Mariano y yo nos conocimos hace por lo menos treinta años. Trabajaba en los informativos de TVE de los fines de semana y había empezado a escribir literatura infantil. Con “La Kumari” había ganado el premio Altea, que yo había ganado tres años antes. Ese premio fue nuestro primer vínculo. Después, un viaje de varios días que hicimos a un pueblo de Extremadura, donde nos habían invitado para tener encuentros literarios con todos los escolares del lugar, nos hizo amigos. Viajamos en mi coche y fueron unos días locos –los que conocieron a Mariano intuirán por qué lo digo–. Después, nos vimos a menudo. Cenaba en mi casa o yo cenaba en la suya. Su forma de ser, su amabilidad, su simpatía, lo convirtieron en un personaje entrañable. Publicó varios libros con la editorial Edelvives: “El amigo que vino del mar”, “Los derechos torcidos”, “La diosa negra”… La red comercial de esta editorial, que le tenía una estima especial, podría contar muchas y jugosas anécdotas de él.
Llevábamos años distanciados. No porque nos hubiésemos enfadado, ni mucho menos, sino porque a veces la vida nos lleva, nos trae, nos acerca, nos aleja… Pero muchas veces lo recordaba y también muchas veces lo recordábamos, pues el recuerdo era compartido con alguna otra persona que también lo había conocido. Era un recuerdo entrañable y cariñoso, que siempre acababa por sacarnos una sonrisa.
Ayer, una amiga me dijo que se le había hecho un homenaje. “¡Qué bien!”, pensé. “¿Es por algún premio, por algún reconocimiento especial…?” Y su respuesta me dejó helado: “Por su fallecimiento”. Mariano falleció a finales de julio y yo no me había enterado –creo que poca gente lo sabía–. Desde entonces no puedo dejar de pensar en él.
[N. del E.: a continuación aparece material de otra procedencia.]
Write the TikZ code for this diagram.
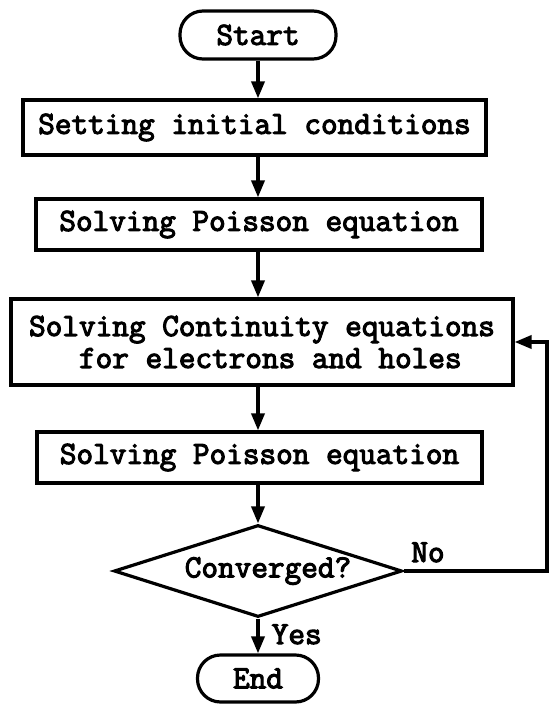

Mariano, yo no he estado en tu homenaje, pero si te digo la verdad me alegro, porque los homenajes no me gustan nada de nada. Soy de tu opinión: “mientras los demás homenajean, vámonos nosotros al bar de enfrente a tomar unas cañas y a charlar de nuestras cosas.” Y ese es el momento en que te echaré de menos, querido amigo.